Fig. 214.—The “stone lattice” of the desert, the work of the natural sand blast (after Walther).

When guided both by planes of sedimentation and planes of jointing, forms of a very high degree of ornamentation are developed. Some of the most remarkable forms are due to the protection afforded to the sun-exposed surfaces by the shell of desert varnish. In the shaded portions of projecting masses there is no such protection, and here the sand blast insinuates itself into every crack and cranny. In this it is aided by shadow weathering due to the differential strains set up at the border of the expanded sun-heated surface. As a result, projecting rock masses are sometimes etched away beneath and give the effect of a squatting animal. These forms, due to shadow erosion, have also been likened to projecting faucets. ([Fig. 215]).

Fig. 215.—Projecting rock carved by the drifting sand into the form of a couchant animal as a result of shadow weathering and erosion. Cut in granite on the north Indian Desert (after Walther).

Worn by its impact upon neighboring sand grains while in transport, but much more as it is thrown against the ground or hard rock surfaces, the wind-driven or eolian sand is at last worn into smoothly rounded granules which approach the form of a sphere. Compared to the surface which sea sand acquires by attrition, this shaping process is much the more efficient, since in the water the beach sand is buoyed up and is more effectively cushioned against its neighboring grains. The grains of beach sand when examined under a microscope are found to be much more irregular in form and usually display the original fracture surfaces only in part abraded.

Fig. 216.—Cliffs in loess 200 feet in height which exhibit the characteristic vertical jointing (after von Richtofen).

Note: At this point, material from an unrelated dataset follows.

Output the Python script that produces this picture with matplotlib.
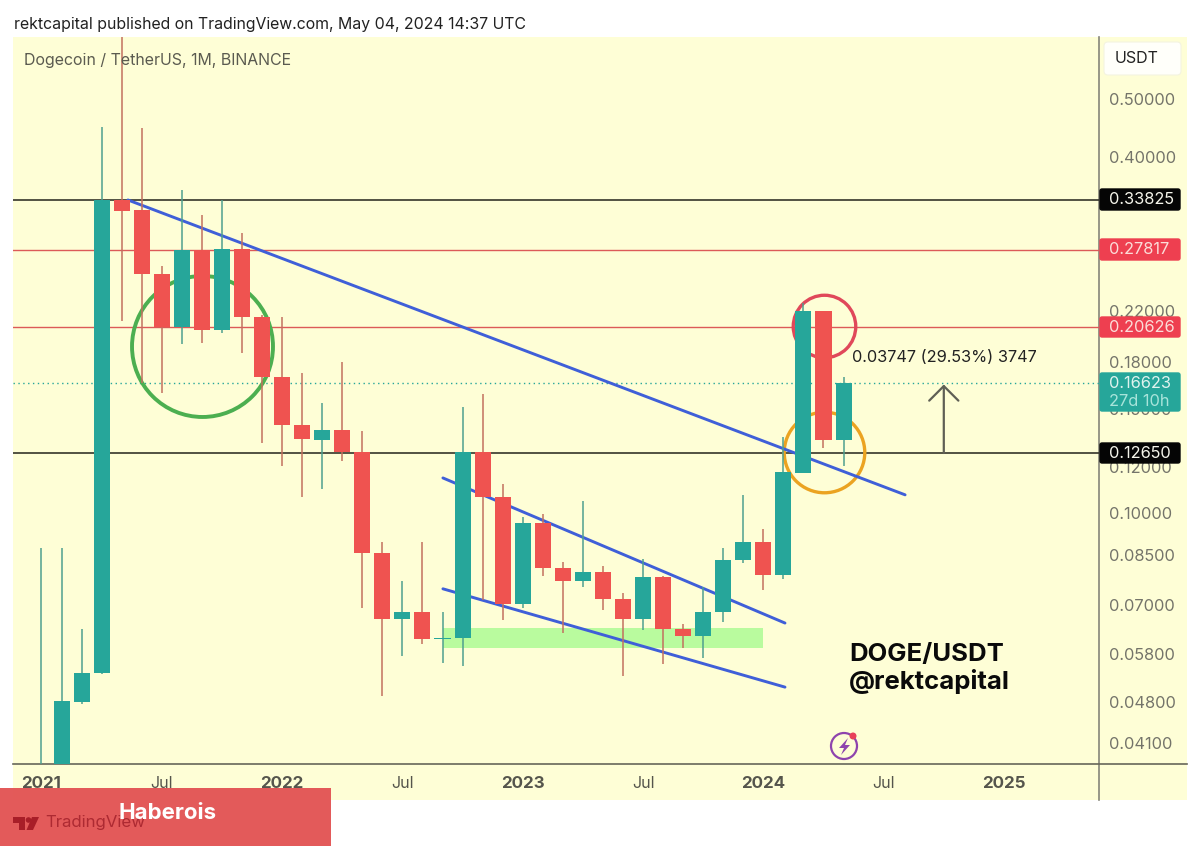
import matplotlib
matplotlib.use("Agg")
import matplotlib.pyplot as plt
from matplotlib.patches import Rectangle, FancyBboxPatch, Circle, Polygon

plt.rcParams['font.family'] = 'Inter'

# monthly candles, index 0 = Jan 2021
opens = [.0047, .0346, .0481, .0538, .3383, .3255, .2538, .2065, .2786, .2041, .2797, .2147, .1700,
         .1411, .1330, .1383, .1270, .0857, .0663, .0682, .0613, .0616, .1270, .1066, .0703, .0963,
         .0809, .0769, .0796, .0717, .0663, .0781, .0638, .0621, .0682, .0835, .0894, .0787, .1170,
         .2198, .1330]
highs = [.0874, .0874, .0638, .4493, .7376, .4476, .2618, .3518, .3192, .3383, .2976, .2160, .2147,
         .1727, .1537, .1802, .1378, .0894, .0769, .0894, .0682, .1513, .1592, .1122, .0987, .0998,
         .0828, .1049, .0815, .0734, .0838, .0785, .0650, .0751, .0874, .1075, .0942, .1346, .2267,
         .2200, .1700]
lows = [.0045, .0330, .0477, .0536, .2113, .1661, .1598, .1932, .1940, .2017, .1866, .1315, .1203,
        .1066, .1100, .1226, .0692, .0492, .0574, .0602, .0559, .0553, .0714, .0661, .0692, .0784,
        .0628, .0751, .0687, .0532, .0635, .0557, .0592, .0570, .0656, .0825, .0743, .0775, .1170,
        .1290, .1203]
closes = [.0346, .0483, .0538, .3383, .3242, .2538, .2065, .2786, .2041, .2797, .2147, .1700, .1411,
          .1336, .1383, .1270, .0857, .0663, .0682, .0613, .0616, .1270, .1066, .0703, .0963, .0809,
          .0769, .0796, .0717, .0663, .0781, .0638, .0621, .0682, .0835, .0894, .0787, .1175, .2198,
          .1330, .16623]

price_ticks = [.5, .4, .22, .18, .15, .12, .10, .085, .07, .058, .048, .041]
price_labels = ['0.50000', '0.40000', '0.22000', '0.18000', '0.15000', '0.12000', '0.10000',
                '0.08500', '0.07000', '0.05800', '0.04800', '0.04100']
month_ticks = [0, 6, 12, 18, 24, 30, 36, 42, 48]
month_labels = ['2021', 'Jul', '2022', 'Jul', '2023', 'Jul', '2024', 'Jul', '2025']

black_levels = [.33825, .1265]
red_levels = [.27817, .20626]
last_price = .16623

# trendlines as (month index, price) pairs
main_trend = ([4.31, 43.07], [.3383, .1075])
upper_wedge = ([20.02, 37.08], [.1148, .0653])
lower_wedge = ([20.02, 37.08], [.0746, .0509])
support_zone = (20.0, 36.0, .0592, .0640)

W, H = 1200, 847
TEAL = '#26a69a'
RED = '#ef5350'
BG = '#fefed6'

fig = plt.figure(figsize=(W / 100, H / 100), dpi=100, facecolor='white')

# pixel-space axes behind and in front of the chart
back = fig.add_axes([0, 0, 1, 1], zorder=0)
back.set_xlim(0, W)
back.set_ylim(H, 0)
back.axis('off')
back.add_patch(Rectangle((13, 37), 1174, 763, fc=BG, ec='none'))
back.plot([1099, 1099], [37, 800], color='#85857a', lw=1.2)
back.plot([13, 1187], [764, 764], color='#66665a', lw=1.2)

ax = fig.add_axes([13 / W, 1 - 764 / H, 1086 / W, 727 / H], zorder=1)
ax.patch.set_alpha(0)
ax.set_yscale('log')
ax.set_xlim(-1.42, 52.74)
ax.set_ylim(.03775, .6375)
for s in ax.spines.values():
    s.set_visible(False)

ax.yaxis.tick_right()
ax.set_yticks(price_ticks)
ax.set_yticklabels(price_labels)
ax.minorticks_off()
ax.set_xticks(month_ticks)
ax.set_xticklabels(month_labels)
ax.tick_params(axis='y', length=0, pad=7.2, labelsize=11.8, labelcolor='#74746a')
ax.tick_params(axis='x', length=0, pad=8.5, labelsize=11.5, labelcolor='#55554c')
for lab, name in zip(ax.get_xticklabels(), month_labels):
    if name != 'Jul':
        lab.set_fontweight('bold')
        lab.set_fontsize(12.2)

for lvl in black_levels:
    ax.axhline(lvl, color='#35352a', lw=1.2, zorder=2)
for lvl in red_levels:
    ax.axhline(lvl, color='#dc5a58', lw=1.0, zorder=2)
ax.axhline(last_price, color=TEAL, lw=1, ls=(0, (1, 2.5)), zorder=2)

x0, x1, p0, p1 = support_zone
ax.fill_between([x0, x1], p0, p1, color='#b9fb9e', lw=0, zorder=1)

# circles stay round on the log axis as markers
ax.plot([8.0], [.1914], 'o', ms=101.5, mfc='none', mec='#4caf50', mew=2.8, zorder=2.5)
ax.plot([39.05], [.2073], 'o', ms=45, mfc='none', mec='#e0485a', mew=2.4, zorder=2.5)
ax.plot([39.05], [.1268], 'o', ms=58, mfc='none', mec='#eba321', mew=2.4, zorder=2.5)

for xs, ys in (main_trend, upper_wedge, lower_wedge):
    ax.plot(xs, ys, color='#3f5fd8', lw=2.1, solid_capstyle='round', zorder=3)

for i in range(len(opens)):
    up = closes[i] >= opens[i]
    ax.vlines(i, lows[i], highs[i], color='#4f9f8f' if up else '#c2705f', lw=1.1, zorder=4)
    ax.bar(i, abs(closes[i] - opens[i]), bottom=min(opens[i], closes[i]), width=0.8,
           color=TEAL if up else RED, lw=0, zorder=5)

ax.annotate('', xy=(45.0, .1651), xytext=(45.0, .1265),
            arrowprops=dict(arrowstyle='->,head_width=10.5,head_length=10.5', mutation_scale=1,
                            color='#5f5f55', lw=1.6, shrinkA=0, shrinkB=0), zorder=6)
ax.text(40.43, .1836, '0.03747 (29.53%) 3747', fontsize=11.75, color='#222222', va='center', zorder=7)

# pixel-space overlay: tags, labels and the banner
top = fig.add_axes([0, 0, 1, 1], zorder=2)
top.set_xlim(0, W)
top.set_ylim(H, 0)
top.axis('off')


def tag(y0, y1, color):
    top.add_patch(FancyBboxPatch((1100, y0 + 1), 80, y1 - y0 - 2, boxstyle='round,pad=0,rounding_size=2',
                                 fc=color, ec=color, lw=1))


top.text(14, 24, 'rektcapital published on TradingView.com, May 04, 2024 14:37 UTC', fontsize=11.38,
         color='#222222', va='center')
top.text(24, 60, 'Dogecoin / TetherUS, 1M, BINANCE', fontsize=11.45, color='#5b5b50', va='center')

top.add_patch(FancyBboxPatch((1104, 42), 77, 33, boxstyle='round,pad=0,rounding_size=4', fc='#fffffa',
                             ec='#f4f4e0', lw=0.8))
top.text(1137, 58.5, 'USDT', fontsize=11.5, color='#222222', ha='center', va='center')

tag(188, 211, '#050505')
top.text(1109, 200, '0.33825', fontsize=11.8, color='#f4f4ea', va='center')
tag(238, 261, '#ee3f50')
top.text(1109, 250, '0.27817', fontsize=11.8, color='#fbdcd8', va='center')
tag(316, 338, '#ee3f50')
top.text(1109, 327, '0.20626', fontsize=11.8, color='#fbdcd8', va='center')
tag(372, 412, TEAL)
top.text(1109, 383, '0.16623', fontsize=11.8, color='#dff3ee', va='center')
top.text(1109, 401, '27d 10h', fontsize=11.8, color='#a8e4da', va='center')
tag(442, 464, '#050505')
top.text(1109, 453, '0.12650', fontsize=11.8, color='#f4f4ea', va='center')

top.text(849, 654, 'DOGE/USDT', fontsize=18.5, fontweight='bold', color='#0a0a0a', va='center')
top.text(849, 681, '@rektcapital', fontsize=18.5, fontweight='bold', color='#0a0a0a', va='center')

top.add_patch(Circle((844, 746), 13, fc='none', ec='#8e44ad', lw=1.6))
top.add_patch(Circle((853, 736), 3.5, fc='#e8405a', ec='none'))
top.add_patch(Polygon([(848, 738), (839, 748), (844, 748), (841, 755), (850, 745), (845, 745)],
                      fc='#8e44ad', ec='none'))

top.add_patch(Rectangle((0, 788), 331, 58, fc='#e35555', ec='none', alpha=0.97))
top.add_patch(Polygon([(13, 817), (25, 817), (25, 830), (19, 830), (19, 823), (13, 823)], fc='#a81e28', ec='none'))
top.add_patch(Circle((28.5, 820), 2.8, fc='#a81e28', ec='none'))
top.add_patch(Polygon([(32, 817), (39, 817), (33, 830), (26.5, 830)], fc='#a81e28', ec='none'))
top.text(45, 823, 'TradingView', fontsize=12.1, color='#ad2a32', va='center')
top.text(118, 813, 'Haberois', fontsize=16, fontweight='bold', color='white', va='center')

fig.savefig('out.png', dpi=100)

The dust carried out of the desert.—When, standing upon the mountain wall that surrounds a desert, the traveler gazes out to windward over the great depression, his field of view is generally obscured by the yellow haze of the dust clouds moving across the margins. Upon the mountain flanks and extending far outside the borders, this cloud of dust settles as a shrouding mantle of impalpable yellow powder, which is known as loess. These deposits are continually deepening, and have sometimes accumulated until they are hundreds or even thousands of feet in thickness. Before reaching its final resting place the dust of this deposit may have settled many times, and has certainly been in part redistributed by the streams near the desert margin. In it are the ingredients which are necessary for the nourishment of plants, and it constitutes the most important of natural soils. Continually fed by new deposits from the desert, and refertilized from below by a natural process so soon as the upper layers become impoverished, it requires no artificial fertilization. Without artificial aids the loess of northern China has been tilled for thousands of years without any signs of exhaustion.